For years, the decline in the percentage of graduate degrees awarded to American students in science, technology, engineering, and math was offset by an increase in the percentage of foreign students obtaining these degrees. But new security regulations and our obsolete immigration system—which I will address in a moment—are dissuading foreign students from studying in the United States. Consider this: applications to U.S. graduate schools from China and India have declined and fewer students are taking the Graduate Record Exam required for most applicants to U.S. graduate schools. The message here is clear: We can no longer rely on foreign students to ensure that America has enough scientists and engineers to satisfy the demands of an expanding economy.
Tackling this problem will require determination by government and support by industry. The goal should be to “[d]ouble the number of science, technology, and mathematics graduates by 2015.” Achieving this goal will require both funds and innovative ideas.

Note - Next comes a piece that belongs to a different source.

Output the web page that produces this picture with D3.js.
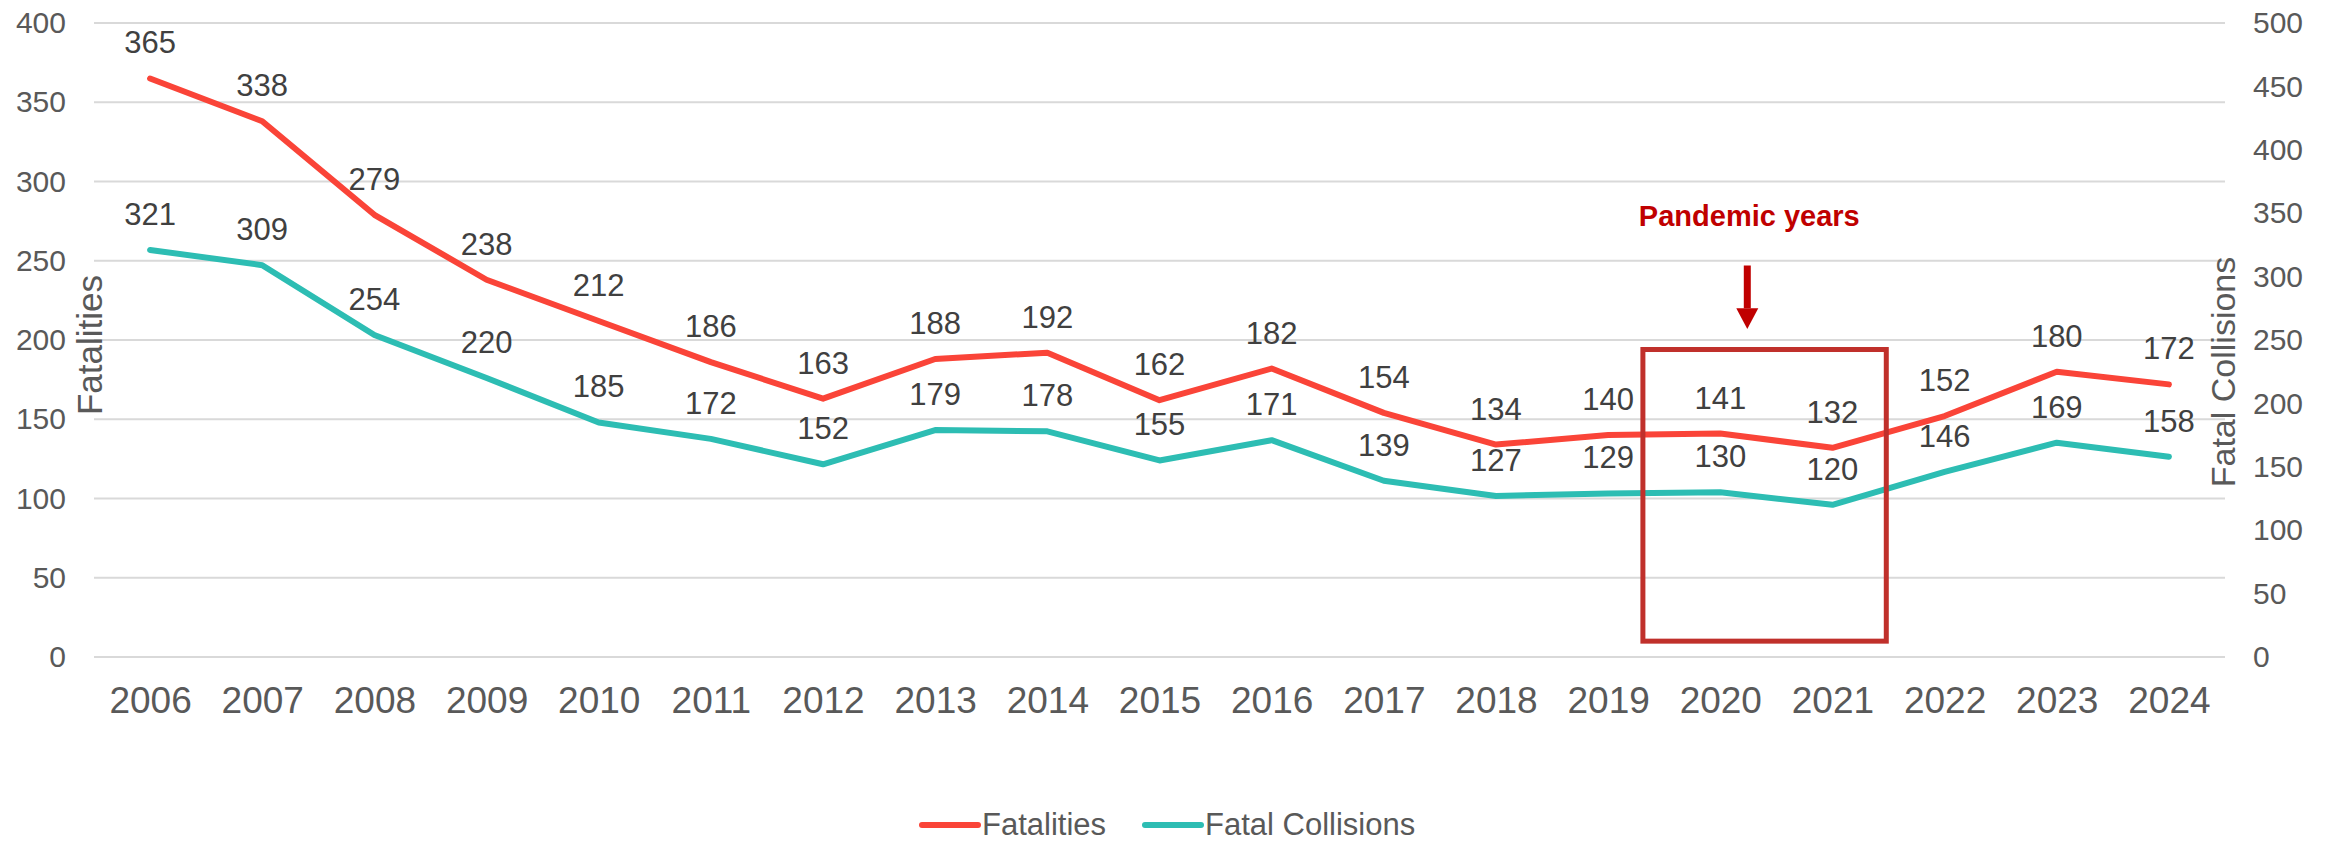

For high schools, we should aim to recruit 10,000 new science and mathematics teachers annually and strengthen the skills of existing teachers. To expand enrollment in post-secondary math and science programs, we should provide 25,000 new four-year, competitive undergraduate scholarships each year to U.S. citizens attending U.S. institutions and fund 5000 new graduate fellowships each year. America’s young people must come to see STEM degrees as opening a window to opportunity. If we fail at this, we simply will be unable to compete with the emerging innovative powerhouses abroad.
I recognize that implementing these solutions will not be easy and will take strong political will and courageous leadership. But I firmly believe that our efforts, if we succeed, will pay rich dividends for our nation’s next generation. We have had the amazing good fortune to live through one of the most prosperous and innovative periods in history. We must not squander this opportunity to secure America’s continued competitiveness and prosperity.
Thank you again for this opportunity to testify. I welcome your questions on these topics.